Aún se conservan sitios con el sabor añejo de lo entrañable. Lugares que no han sufrido cambios apreciables a lo largo de los años. De muchos años. Otra mano más de pintura, igual a la anterior y a las que fueron antes que ella, de tal forma que si rascásemos posiblemente tardaríamos un tiempo en dar con lo primigenio de la historia. Y encima de tantas capas muchas fotografías, casi todas en blanco y negro, de gentes que, en algunos casos, hemos llegado a conocer pero, en otros muchos, tenemos que buscar o preguntar por sus referencias. Sitios que, en su mayoría, han ido desapareciendo con sus propios dueños o han sido ocupados o sustituidos por modernidades sin personalidad alguna, con diseño -eso sí-, pero desprovistos del sabor de los acontecimientos y de la historia. Lugares como Casa Ramiro y Camporro en Sama, Casa Isaac o el Bar Llanes en La Felguera, y tantos otros en estas y otras poblaciones de Langreo y de las Cuencas que han pasado a ser un grato recuerdo en las memorias de los que ya somos un poco maduros y las de muchos que lo son más. Aquellas casas donde todos se conocían por su nombre de pila o su apodo, donde todos eran compadres de todos y donde se tertuliaba, se jugaba la partida y, cuando terciaba -que era casi siempre-, se echaba una tonada sin que por ello nadie pudiera pensar que los cantores estaban pasados de revoluciones. Cualquiera que, por aquel entonces, quisiera ir a una hora determinada a alguno de estos «museos de la antigua hostelería» sabía con la más rigurosa exactitud a quiénes se encontraría allí, con quiénes echaría la partida, con quién podía mantener una conversación y en compañía de quién acabaría la fiesta cantando «Los mineros del Fondón» o «Asturias, Patria Querida», dependiendo siempre del grado etílico de los espontáneos intérpretes.

Ésos eran los chigres de antes, y de siempre, aunque después llegó un momento en que pasaron a calificarse de bares o sidrerías por aquello de las tasas, los módulos, los impuestos, los requisitos administrativos y la madre que lo parió.

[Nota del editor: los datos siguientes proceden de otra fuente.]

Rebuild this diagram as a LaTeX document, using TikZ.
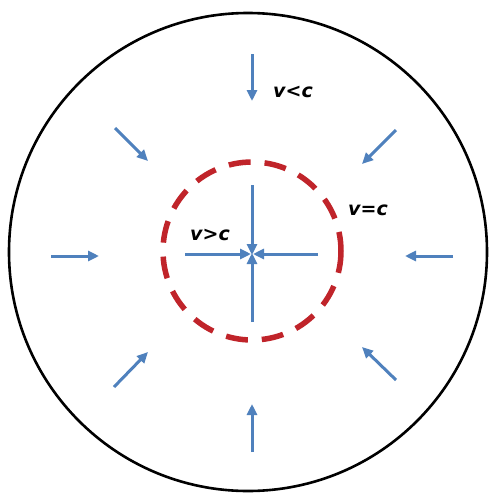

Allá por las décadas de los sesenta y setenta había un chigre bajo cada edificio. O más. Casi siempre atendidos por una «muyerina» con un par de?, que soportaba al personal y lo ponía a raya hasta la tarde en que su marido llegaba de trabajar y suplía el orden femenino por el caos y el cachondeo de los de la boina. Cuántas mujeres, ahora madres y abuelas, quemaron su vida en este trabajo y en el doméstico para sacar adelante a la prole. Y aún quedan algunas.

Pero volvamos al principio. Queda alguno de esos sitios, ahora ya indefinidos en su calificación. Entrar en uno de ellos es como recuperar la juventud, como volver a ver a Marilyn o a Gary Cooper por primera vez. Es el caso de Casa Neyo, en Lada, también conocido por el nombre de su hermano Tino «Cordeles». No hace más de un mes que tuve la suerte de parar una tarde porque allí había quedado con dos amigos del pueblo. ¿Con dos?... De pronto me encontré con otro y otro, y luego con más. Entre culete y culete, anécdota y sucedido, pasaron dos horas en un soplo y volvieron a estar allí muchos de los que ya nos abandonaron para siempre y algunos de los que se fueron a otros lugares. Y los que allí nos encontramos, además de recordar a Canor, recién fallecido, rememoramos las historias de este distrito langreano que pasó por ser el primer lugar de veraneo del Nalón, con permiso del resto. Si de todos esos chigres que antes describía se podría escribir un libro para cada uno, les aseguro que de Casa Cordeles podría hacerse una enciclopedia. «La saga épica de los gatos». Cultura en estado puro. No en vano tras más de cincuenta años comprando y leyendo LA NUEVA ESPAÑA, a mi querido amigo Cordeles, que siempre me comió cacagüeses, le tocó uno de los últimos coches. ¿A quién, si no, le iba a tocar? Allí lo podrán ver. Como siempre, tan contentu.